ヒント: 「保留中の変更」ウィンドウのツールバーにある「すべてコミット」ボタンを使用すると、「送信」リストのすべてのファイルがコミットされます。選択したファイルをコミットする場合は、前述の方法を使用してください。 |
CVSリポジトリを誤って破損しないよう、リポジトリの構成ファイルを手動で変更しないでください。CVS構成ファイルを変更する必要がある場合は、CVSROOTをモジュールとしてチェックアウトし、特定の構成ファイルをローカルで変更し、リポジトリにコミットします。
開発者が複数存在する環境では、ADF Business ComponentsパッケージのXMLファイルの使用を無効化すると、マージ競合の原因を1つ除去できます。その場合は、「設定」ダイアログの「ビジネス・コンポーネント: 一般」ページで、「クラス・パスへのパッケージXMLファイルのコピー」オプションの選択を解除します。4.4.7.2項「推奨事項: パッケージXMLファイルの使用の無効化」を参照してください。
JDeveloperのADF Business Componentsプロジェクトでビジネス・コンポーネントの追加または削除を実行すると、JDeveloperはそれをプロジェクト・ファイル(.jpr
)に反映します。新しいパッケージの中に作成(またはリファクタ)によってコンポーネントが格納されると、JDeveloperはそれをビジネス・コンポーネント・プロジェクト・ファイル(.jpx
)に反映します。これらXMLフォーマットのプロジェクト管理ファイルはマージ競合の発生が減るように最適化されていますが、マージ競合はまだ発生する可能性があり、それらのマージ競合は、影響を受ける各ファイルのポップアップ・メニューにあるJDeveloperの「競合の解決」オプションを使用して解決する必要があります。

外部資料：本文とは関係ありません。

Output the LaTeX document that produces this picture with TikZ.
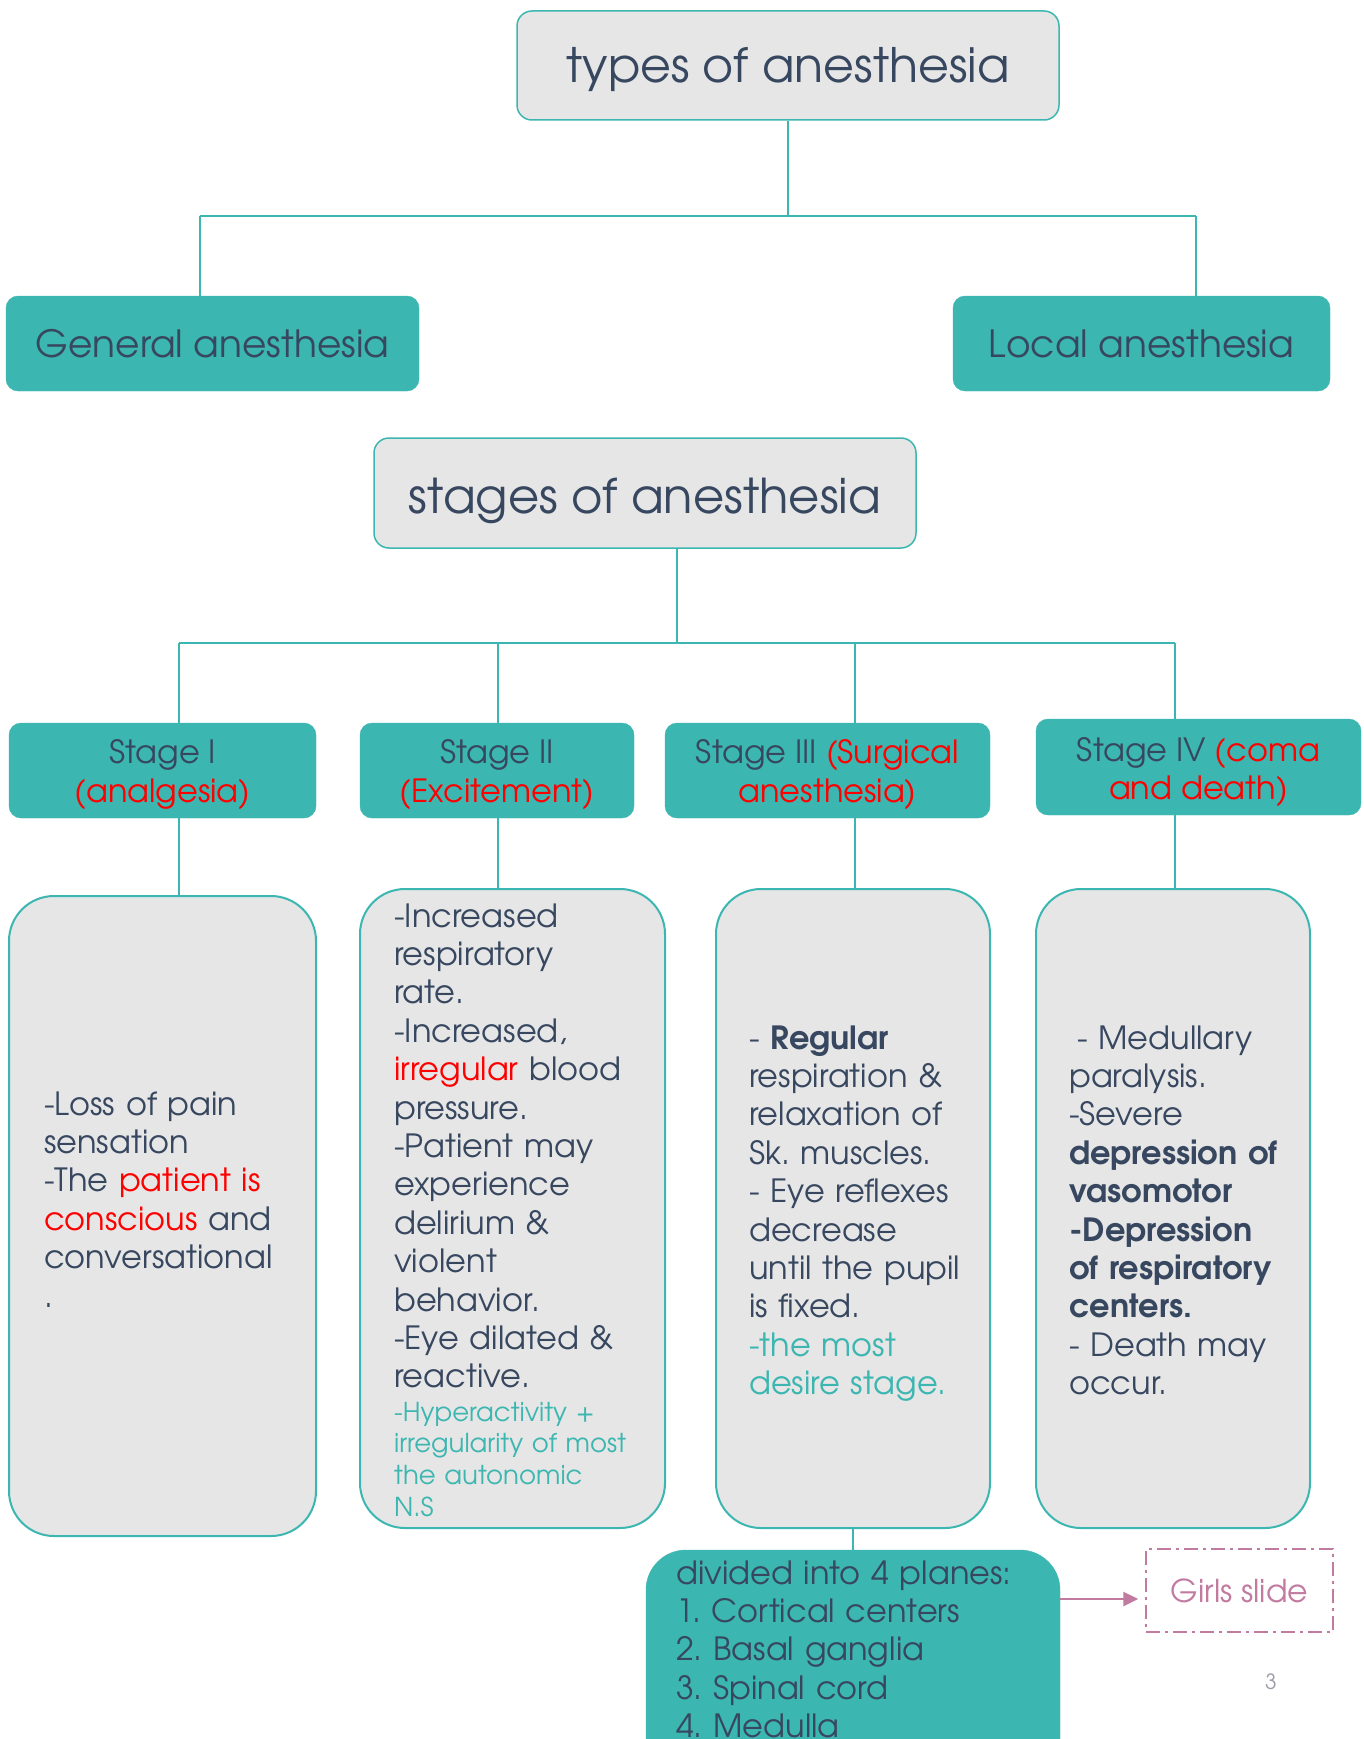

ADF Business ComponentsのXMLコンポーネント・ディスクリプタ・ファイル、ADF Business Componentsプロジェクトのプロジェクト・ファイル(.jpr
)または対応するビジネス・コンポーネント・プロジェクト・ファイル(.jpx
)でマージ競合が解決した後は、該当するプロジェクトを一度閉じてから再度開き、最新バージョンのコンポーネント定義を使用していることを確認してください。その場合は、該当するプロジェクトをアプリケーション・ナビゲータで選択し、JDeveloperのメイン・メニューから「ファイル」→「閉じる」を選択した後、該当プロジェクトをアプリケーション・ナビゲータで再度展開します。